Notre relation éthique aux animaux peut s’affranchir de l’impératif affectif pour s’ancrer dans une reconnaissance plus robuste de leur valeur intrinsèque. La considération morale due aux animaux ne devrait pas fluctuer selon notre capacité à les trouver beaux, attachants, fascinants ou utiles. Elle devrait plutôt découler d’une reconnaissance de leur sentience, de leurs intérêts propres, et de leur droit fondamental à ne pas souffrir inutilement.
2. Une éthique au-delà de l’affection
Se méfier de la rhétorique de l’amour, c’est reconnaître que les animaux n’ont pas besoin de notre affection pour mériter notre considération morale. Ce que nous leur devons relève moins du sentiment que de la justice – une justice qui s’applique indépendamment de notre capacité à nous émouvoir pour eux.
Abandonner cette rhétorique affective ne signifie pas renoncer à toute relation significative avec les autres habitants de notre planète, mais plutôt établir cette relation sur des fondements plus solides, où le respect de l’altérité et la reconnaissance des intérêts propres à chaque être sensible priment sur nos projections sentimentales.

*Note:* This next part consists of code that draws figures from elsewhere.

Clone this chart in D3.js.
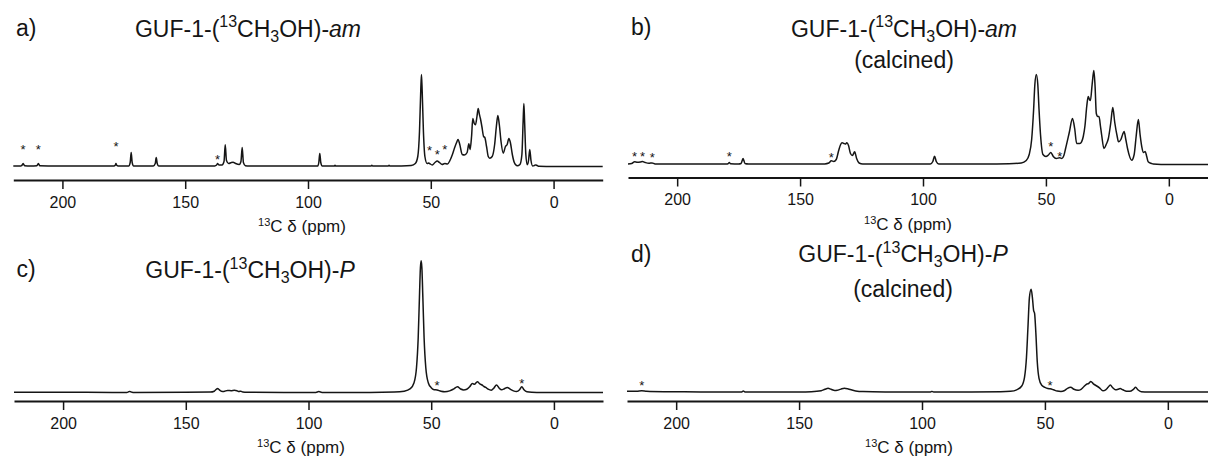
<!DOCTYPE html>
<html>
<head>
<meta charset="utf-8">
<script src="https://cdn.jsdelivr.net/npm/d3@7"></script>
<style>
  html, body { margin: 0; padding: 0; background: #fff; }
  svg { display: block; font-family: "Liberation Sans", Arial, sans-serif; }
</style>
</head>
<body>
<svg id="chart" width="1208" height="461"></svg>
<script>
// ---------------- DATA (ppm, relative intensity) ----------------
const tickValues = [200, 150, 100, 50, 0];
const ppmDomain = [220, -20];
const panelLetters = ["a)", "b)", "c)", "d)"];
const titleSuffixes = ["am", "am", "P", "P"];
const subtitles = [null, "(calcined)", null, "(calcined)"];
const axisTitle = "\u03B4 (ppm)";

const specA = [[220,0.5],[217,0.5],[216.6,0.8],[216,3],[215.4,0.8],[213,0.5],[210.4,0.8],[209.8,3],[209.2,0.8],[200,0.5],[190,0.4],[179,0.5],[178.5,1.2],[178.2,3],[177.9,1.2],[177.3,0.5],[173,0.5],[172.4,4],[172,14],[171.6,4],[171,0.5],[163,0.5],[162.2,3],[161.8,9],[161.4,3],[160.8,0.5],[145,0.4],[138,0.6],[137.2,1.5],[136.8,3],[136.3,1.5],[135,1.5],[134.2,5],[133.7,21.7],[133.2,6],[132.3,3],[131.2,4],[130.5,4.2],[129.5,3],[128,2],[127.3,5],[126.8,19],[126.3,4],[125.5,0.8],[124,0.5],[110,0.4],[96,0.5],[95.6,4],[95.2,13],[94.8,4],[94.2,0.5],[89.3,0.4],[89,1.3],[88.7,0.4],[74.3,0.4],[74,1.2],[73.7,0.4],[67.3,0.4],[67,1.2],[66.7,0.4],[62,0.5],[58,1],[56.3,3],[55.3,10],[54.6,35],[54.1,75],[53.8,92],[53.5,75],[53,35],[52.4,10],[51.5,3],[50.8,3.5],[50.5,3],[49.4,1.5],[48.3,4],[47.4,5.5],[46.5,4],[45.4,2],[44.3,3],[43.2,2.5],[42.2,6],[41.2,12],[40.4,18],[39.5,24],[38.9,27],[38.2,22],[37.2,12],[36.3,11.5],[35.2,14],[34.5,22.7],[34,17],[33.4,30],[32.9,48],[32.3,43],[31.8,41.7],[31.2,50],[30.7,58],[30.2,52],[29.8,48],[29.2,40],[28.5,30],[28,29],[27.3,20],[26.6,10],[26,8.3],[25,10],[24,22],[23.3,40],[22.7,51],[22.1,42],[21.4,25],[20.5,13.3],[19.6,20],[18.9,22],[18.2,28],[17.6,24],[16.8,12],[16,4],[14.8,0.7],[13.7,2],[12.9,12],[12.4,45],[12.1,63],[11.8,45],[11.3,12],[10.7,1.7],[10.2,6],[9.7,17],[9.2,6],[8.5,0.5],[7.8,1],[7.3,1.6],[6.7,1],[6,0.2],[0,0],[-20,0]];

const specB = [[220,0.5],[218.5,1],[217.3,2.7],[216.2,2.3],[215,2.5],[214.1,3],[213,2],[211.5,1.2],[210.2,1.6],[209,0.5],[200,0.4],[180,0.5],[179.3,0.8],[178.8,2],[178.3,0.8],[175,0.5],[174,1],[173.2,6],[172.4,1],[171,0.5],[150,0.5],[140,0.6],[138.3,1.5],[137.3,3.7],[136.3,3],[135.3,5],[134.3,14],[133.5,20],[132.9,21.7],[132.2,21],[131.6,20.5],[131,21.7],[130.3,19],[129.5,11],[128.7,9],[127.8,12.7],[127,6],[126,1.5],[124.5,0.5],[110,0.4],[97,0.5],[96,3],[95.3,8.3],[94.6,3],[93.6,0.5],[75,0.5],[65,0.8],[60,1.5],[58,4],[56.8,10],[55.8,25],[55,55],[54.5,80],[53.9,90],[53.3,80],[52.8,55],[52.2,30],[51.2,10],[50,8],[49,9.5],[48,12],[47,8],[45.8,6],[44.4,6.7],[43.5,6],[42.7,9],[42,16],[40.5,32],[39.2,46],[38.3,36],[37.5,21],[36.2,21],[35.5,22.7],[34.8,28],[34.1,39],[33.4,58],[32.8,68],[32.3,65],[31.9,64],[31.2,80],[30.5,94],[30,78],[29.5,51],[28.9,48],[28.4,48],[27.8,38],[27.3,29],[26.4,16],[25.5,20],[24.6,26],[23.6,42],[22.8,57],[22,42],[21,28],[20.5,22.7],[19.5,25],[18.8,30],[18.2,33],[17.5,25],[16.8,16],[15.1,4.3],[14.1,10],[13.3,28],[12.4,45],[11.7,30],[11,17.7],[10.3,12],[9.6,13],[9,8],[8.4,2.7],[7,1],[6.4,0.5],[0,0],[-20,0]];

const specC = [[220,0.5],[200,0.4],[180,0.3],[174,0.3],[173.4,0.8],[172.9,1.3],[172.4,0.8],[171.5,0.3],[150,0.4],[140,0.6],[138.4,1.5],[137.5,3.5],[137,4.3],[136.4,3],[135.5,1.5],[134.5,1.3],[133,2.3],[131.5,2],[130.2,2.4],[129.2,2],[128.3,1.2],[127.6,1.5],[126.8,0.8],[125,0.4],[110,0.3],[97,0.3],[95.8,1.1],[94.5,0.3],[75,0.3],[65,0.6],[61,1.5],[58.5,4],[57,10],[56,25],[55.3,55],[54.8,95],[54.4,125],[54.1,132],[53.8,125],[53.4,95],[52.9,55],[52.2,25],[51.2,10],[50,5],[48.8,3],[47.6,2.7],[46,1.5],[44.5,1],[42.5,1.8],[41,3.5],[39.3,6],[38,3.7],[36.8,2.8],[35.5,3.5],[34.3,6],[33.2,9.3],[32.4,8.5],[31.2,11],[30.2,8.8],[29.3,7.7],[28.5,6.2],[27.8,5.3],[26.8,3.5],[25.5,2.5],[24.5,4.5],[23.4,7.7],[22.3,4.5],[21.3,3],[20.2,4],[19,5.3],[17.8,3.5],[16.5,1.8],[15.2,1.2],[14,3],[13.1,6],[12.2,3],[11,1],[9,0.5],[5,0.3],[-20,0.3]];

const specD = [[220,1],[216,1.1],[214,1.5],[212,1],[205,0.6],[190,0.4],[180,0.3],[173.5,0.3],[172.7,1.2],[171.8,0.3],[150,0.4],[145,0.6],[141,1.5],[139.5,3],[138.2,4],[137,3],[135.5,1.8],[134.5,2],[133,3.2],[131.6,4],[130,3.3],[128.5,2.2],[127,1.4],[124,0.7],[115,0.4],[100,0.3],[96.5,0.4],[96,0.9],[95.3,0.3],[80,0.3],[68,0.5],[64,1],[61.5,2.5],[59.5,6],[58.3,15],[57.5,35],[56.9,65],[56.3,95],[55.6,103],[55.1,95],[54.6,82],[54.2,79],[53.7,60],[53.1,30],[52.4,14],[51.3,7],[50,5],[48.8,3.8],[47.9,3.5],[46.5,2.5],[45,1.2],[43.5,0.8],[42,1.8],[40.8,4],[39.5,5],[38.2,3],[36.5,2],[35.3,3],[34.2,5.5],[32.9,8.3],[32.2,8.8],[31.3,10.7],[30.3,8.5],[28.9,6.3],[27.8,4.5],[26.4,1.5],[25.3,2.5],[24.3,5],[23.4,7.3],[22.4,4.5],[21.3,2.5],[20.3,3],[19.4,3.7],[18.3,2.5],[16.8,1],[15.5,1],[14,3],[13.1,5],[12.2,2.5],[10.8,0.5],[8,0.3],[-20,0.3]];

// spinning sideband markers (*) : [ppm, intensity level of the marker]
const starsA = [[216,20],[209.8,20],[178.2,22.7],[136.8,10],[50.5,18.4],[47.4,14.4],[44.3,20]];
const starsB = [[217.3,10.5],[214.1,10.5],[210.1,10],[178.8,10.5],[137.3,9.5],[48,21],[44.4,10.5]];
const starsC = [[47.6,9.4],[13.1,12]];
const starsD = [[214,9],[47.9,9.6]];

// ---------------- LAYOUT ----------------
const layout = [
  {spec: specA, stars: starsA, x0: 13.3, x1: 602.7, axisY: 180,   baseY: 166.5, lx: 16,  ly: 36,  tx: 248, ty: 36.5, t2y: null, alx: 302, aly: 232},
  {spec: specB, stars: starsB, x0: 628,  x1: 1218,  axisY: 177.5, baseY: 164.5, lx: 631, ly: 35,  tx: 904, ty: 36.5, t2y: 68,   alx: 908, aly: 229.5},
  {spec: specC, stars: starsC, x0: 14,   x1: 603,   axisY: 401,   baseY: 392.7, lx: 16.5,ly: 277, tx: 250, ty: 278,  t2y: null, alx: 301, aly: 453},
  {spec: specD, stars: starsD, x0: 627,  x1: 1217,  axisY: 401,   baseY: 392.3, lx: 631, ly: 262, tx: 903, ty: 262,  t2y: 297,  alx: 909, aly: 453}
];

const svg = d3.select("#chart");
const ink = "#151515";

layout.forEach((p, i) => {
  const g = svg.append("g");
  const x = d3.scaleLinear().domain(ppmDomain).range([p.x0, p.x1]);
  const y = d3.scaleLinear().domain([0, 100]).range([p.baseY, p.baseY - 100]);

  // spectrum
  const line = d3.line()
    .x(d => x(d[0]))
    .y(d => y(d[1]))
    .curve(d3.curveMonotoneX);
  g.append("path")
    .datum(p.spec)
    .attr("d", line)
    .attr("fill", "none")
    .attr("stroke", ink)
    .attr("stroke-width", 1.5)
    .attr("stroke-linejoin", "round");

  // asterisks
  g.selectAll("text.star")
    .data(p.stars)
    .join("text")
    .attr("class", "star")
    .attr("x", d => x(d[0]))
    .attr("y", d => y(d[1]))
    .attr("dy", "0.55em")
    .attr("text-anchor", "middle")
    .style("font-size", "13px")
    .attr("fill", ink)
    .text("*");

  // axis
  const axis = d3.axisBottom(x)
    .tickValues(tickValues)
    .tickFormat(d3.format("d"))
    .tickSize(9)
    .tickSizeOuter(0)
    .tickPadding(7.5);
  const ag = g.append("g")
    .attr("transform", `translate(0,${p.axisY})`)
    .call(axis);
  ag.select(".domain").attr("stroke", ink).attr("stroke-width", 1.8);
  ag.selectAll(".tick line").attr("stroke", ink).attr("stroke-width", 1.5);
  ag.selectAll(".tick text")
    .attr("fill", ink)
    .style("font-size", "16px")
    .style("font-family", "'Liberation Sans', Arial, sans-serif");

  // axis title
  const at = g.append("text")
    .attr("x", p.alx).attr("y", p.aly)
    .attr("text-anchor", "middle")
    .attr("fill", ink)
    .style("font-size", "17px");
  at.append("tspan").attr("dy", -6).style("font-size", "11px").text("13");
  at.append("tspan").attr("dy", 6).text("C " + axisTitle);

  // panel letter
  g.append("text")
    .attr("x", p.lx).attr("y", p.ly)
    .attr("fill", ink)
    .style("font-size", "23px")
    .text(panelLetters[i]);

  // title
  const t = g.append("text")
    .attr("x", p.tx).attr("y", p.ty)
    .attr("text-anchor", "middle")
    .attr("fill", ink)
    .style("font-size", "23px");
  t.append("tspan").text("GUF-1-(");
  t.append("tspan").attr("dy", -9.5).style("font-size", "16px").text("13");
  t.append("tspan").attr("dy", 9.5).text("CH");
  t.append("tspan").attr("dy", 5).style("font-size", "16px").text("3");
  t.append("tspan").attr("dy", -5).text("OH)-");
  t.append("tspan").style("font-style", "italic").text(titleSuffixes[i]);

  if (subtitles[i]) {
    g.append("text")
      .attr("x", p.tx).attr("y", p.t2y)
      .attr("text-anchor", "middle")
      .attr("fill", ink)
      .style("font-size", "23px")
      .text(subtitles[i]);
  }
});
</script>
</body>
</html>
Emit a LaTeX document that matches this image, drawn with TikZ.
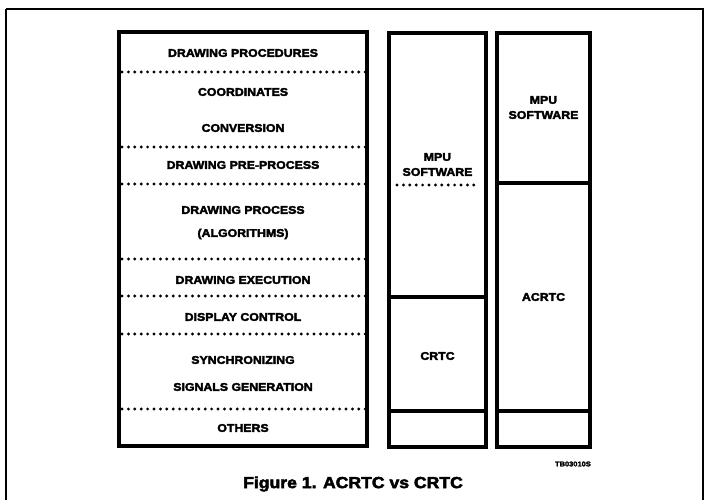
\documentclass[tikz,border=0pt]{standalone}
\usepackage{fontspec}
\setmainfont{Liberation Sans}
\newfontfamily\heavy[FakeStretch=1.1,FakeBold=3]{Liberation Sans Bold}
\begin{document}
\begin{tikzpicture}[x=1pt,y=-1pt,
  lbl/.style={font=\heavy\fontsize{11.2}{12}\selectfont, inner sep=0pt, anchor=center},
  captext/.style={font=\heavy\fontsize{16}{18}\selectfont, inner sep=0pt},
  boxline/.style={line width=3.4pt, line join=miter},
  sep/.style={line width=3.2pt, line cap=round, dash pattern=on 0pt off 6.4pt},
  frame/.style={line width=1.3pt}]
\useasboundingbox (0,0) rectangle (705,500);
% outer frame
\draw[frame] (6,9) -- (703,9) -- (703,505);
\draw[frame] (6,9) -- (6,505);
% left column
\draw[boxline] (119,32) rectangle (367,446);
\foreach \yy in {72,147,184,259,296,334,409}
  \draw[sep] (122,\yy) -- (366,\yy);
\node[lbl] (dp) at (243,53) {DRAWING PROCEDURES};
\node[lbl] (co) at (243,92) {COORDINATES};
\node[lbl] (cv) at (243,128) {CONVERSION};
\node[lbl] (pp) at (243,165) {DRAWING PRE-PROCESS};
\node[lbl] (pr) at (243,210) {DRAWING PROCESS};
\node[lbl] (al) at (243,234) {(ALGORITHMS)};
\node[lbl] (ex) at (243,280) {DRAWING EXECUTION};
\node[lbl] (dc) at (243,317) {DISPLAY CONTROL};
\node[lbl] (sy) at (243,360) {SYNCHRONIZING};
\node[lbl] (sg) at (243,387) {SIGNALS GENERATION};
\node[lbl] (ot) at (243,428) {OTHERS};
% middle column
\draw[boxline] (389,33) rectangle (486,447);
\draw[boxline] (389,297) -- (486,297);
\draw[boxline] (389,411) -- (486,411);
\draw[sep] (397,185) -- (479,185);
\node[lbl] (m1) at (437.5,157) {MPU};
\node[lbl] (m2) at (437.5,172) {SOFTWARE};
\node[lbl] (cr) at (437.5,356) {CRTC};
% right column
\draw[boxline] (497,33) rectangle (590,447);
\draw[boxline] (497,183) -- (590,183);
\draw[boxline] (497,411) -- (590,411);
\node[lbl] (r1) at (543.5,100) {MPU};
\node[lbl] (r2) at (543.5,115) {SOFTWARE};
\node[lbl] (ac) at (543.5,297) {ACRTC};
% reference code and caption
\node[font=\heavy\fontsize{6.8}{8}\selectfont, inner sep=0pt, anchor=east] (tb) at (591,464) {TB03010S};
\node[captext] (fig) at (353,484) {Figure 1. ACRTC vs CRTC};
\end{tikzpicture}
\end{document}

Car en définitive, ce n’est pas d’amour que les animaux ont besoin de notre part, mais de cette forme de justice qui commence par la simple reconnaissance qu’ils existent pour eux-mêmes, et non pour nous.
Tom Bry-Chevalier
Je remercie Joséphine Guichard et Thibault Brisville pour leur relecture et suggestions pour ce texte.
[1] L’emploi du féminin ici n’est pas anodin, témoignant à la fois de la plus grande part de femmes au sein de la cause animale, ainsi que du fait qu’elles sont davantage susceptibles d’être taxées de sensiblerie que les hommes.
[2] Un sondage Ipsos de 2023 trouve ainsi que 68% des Français considèrent leur animal de compagnie comme un membre de la famille.
[3] Il convient de nuancer cette idée d’une rupture historique dans la relation entre éleveurs et animaux. S’il serait romantique et sans doute inexact d’imaginer un passé idyllique où les animaux d’élevage auraient été considérés comme des individus à part entière, l’industrialisation a néanmoins modifié quantitativement cette relation, notamment par l’augmentation considérable du nombre d’animaux par exploitation. Un éleveur traditionnel pouvait connaître individuellement quelques dizaines d’animaux tandis que les élevages industriels contemporains peuvent compter des centaines, voire des dizaines de milliers d’animaux lorsqu’il est question d’oiseaux, rendant toute relation individualisée matériellement impossible.
[4] On note même à l’inverse que l’invocation de “l’ami Noir (gay, musulman, etc.)” sert régulièrement d’alibi moral pour évacuer toute accusation de racisme, homophobie. Cette instrumentalisation de l’amour n’est pas sans rappeler celle des éleveurs vis à vis de leurs animaux.